I'm reading a book right now and this
morning it hit me. The father in the book reminds me of my Dad.
In the book a young girl has gone blind
and her father finds a way to show her the world. My father did
exactly the same thing.
Sometimes, it was drawing a one yard
square in the dirt while we were working and I was too small to
constantly have something to do, and telling me to watch it until he
returned. Then he would quiz me. What did I see? What did I learn?
Other times it was taking my sister and
me on a hike in the woods and then announcing, “I'll see you back
at camp.” This started happening when I was very small. My sister
and I learned to pay attention. Dad would say things like,“Look at
the way that tree is growing, do you think the one with the fork
above it caused it to be stunted like that?”

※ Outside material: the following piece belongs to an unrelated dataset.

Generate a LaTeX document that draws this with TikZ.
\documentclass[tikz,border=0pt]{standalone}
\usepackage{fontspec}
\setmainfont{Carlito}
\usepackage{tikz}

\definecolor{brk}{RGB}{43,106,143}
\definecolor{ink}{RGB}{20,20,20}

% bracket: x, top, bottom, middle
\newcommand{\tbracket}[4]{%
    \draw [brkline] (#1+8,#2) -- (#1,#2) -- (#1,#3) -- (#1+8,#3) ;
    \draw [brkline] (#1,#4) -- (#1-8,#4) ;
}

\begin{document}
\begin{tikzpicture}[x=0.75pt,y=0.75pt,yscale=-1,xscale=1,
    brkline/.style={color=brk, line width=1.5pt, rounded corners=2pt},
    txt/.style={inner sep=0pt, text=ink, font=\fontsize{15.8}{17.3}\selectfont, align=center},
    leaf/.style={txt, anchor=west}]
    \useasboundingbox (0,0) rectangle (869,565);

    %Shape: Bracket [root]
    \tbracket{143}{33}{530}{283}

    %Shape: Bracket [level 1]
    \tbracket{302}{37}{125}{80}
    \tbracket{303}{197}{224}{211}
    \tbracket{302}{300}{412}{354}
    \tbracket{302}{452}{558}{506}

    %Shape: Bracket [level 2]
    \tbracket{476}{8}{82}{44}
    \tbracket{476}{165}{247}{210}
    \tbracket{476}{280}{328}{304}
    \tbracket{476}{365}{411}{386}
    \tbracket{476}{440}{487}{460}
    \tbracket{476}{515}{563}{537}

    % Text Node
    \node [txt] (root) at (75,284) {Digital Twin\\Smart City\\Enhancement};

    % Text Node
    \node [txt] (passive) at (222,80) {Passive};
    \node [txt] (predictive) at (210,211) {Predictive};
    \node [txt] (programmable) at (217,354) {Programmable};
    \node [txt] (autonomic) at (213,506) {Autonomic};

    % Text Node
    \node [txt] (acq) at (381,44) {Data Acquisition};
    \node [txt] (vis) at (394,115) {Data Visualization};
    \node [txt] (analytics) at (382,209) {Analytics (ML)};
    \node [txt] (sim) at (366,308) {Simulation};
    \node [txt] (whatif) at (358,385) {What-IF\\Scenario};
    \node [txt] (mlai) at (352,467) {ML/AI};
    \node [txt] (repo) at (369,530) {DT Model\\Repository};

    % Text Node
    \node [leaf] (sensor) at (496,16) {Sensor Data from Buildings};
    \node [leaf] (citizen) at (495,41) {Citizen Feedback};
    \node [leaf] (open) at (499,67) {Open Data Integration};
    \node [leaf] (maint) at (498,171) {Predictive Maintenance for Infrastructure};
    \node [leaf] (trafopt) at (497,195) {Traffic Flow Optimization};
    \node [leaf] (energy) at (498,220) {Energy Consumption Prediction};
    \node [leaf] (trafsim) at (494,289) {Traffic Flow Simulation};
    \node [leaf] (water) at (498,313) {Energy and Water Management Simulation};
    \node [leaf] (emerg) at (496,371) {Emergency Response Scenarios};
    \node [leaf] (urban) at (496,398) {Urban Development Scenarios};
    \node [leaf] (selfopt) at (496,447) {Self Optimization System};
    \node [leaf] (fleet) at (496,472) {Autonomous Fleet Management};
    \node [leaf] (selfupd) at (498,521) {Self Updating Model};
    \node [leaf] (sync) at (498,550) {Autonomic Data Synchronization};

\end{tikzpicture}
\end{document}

Lessons like: A flowing stream will
eventually lead to a river and towns are built on rivers. Water with
bugs is safe. I knew a lot about edible plants in the wild and where
the dry tinder (on the underside of conifers) could be found in a
pinch.
The Colorado Rockies held no fear for
me. I camped alone there from the time I could drive. The Utah
desert was the same. All the ways to find moisture, how to spot
flash flood danger, where to watch for rattlesnakes.
In the novel, the father makes a model
of the town for the newly blind girl, prewar France in August 1944.
A year later, they step out of his work, a journey they've made with
her hand on his belt loop, every work day, and he says, “take us
home.”
I marvel at my Dad, telling us, see you
back at camp and stepping off the trail. He was gone. We couldn't
see him, couldn't hear him. I remember being very afraid. I was 6
years old. But my sister was just over 4 years old and already
crying. I said, “Don't worry, we can do it.'
I knew he would not ask of me more than
I could do. He trusted me because he knew my capabilities. He
believed in me and taught me to believe in me.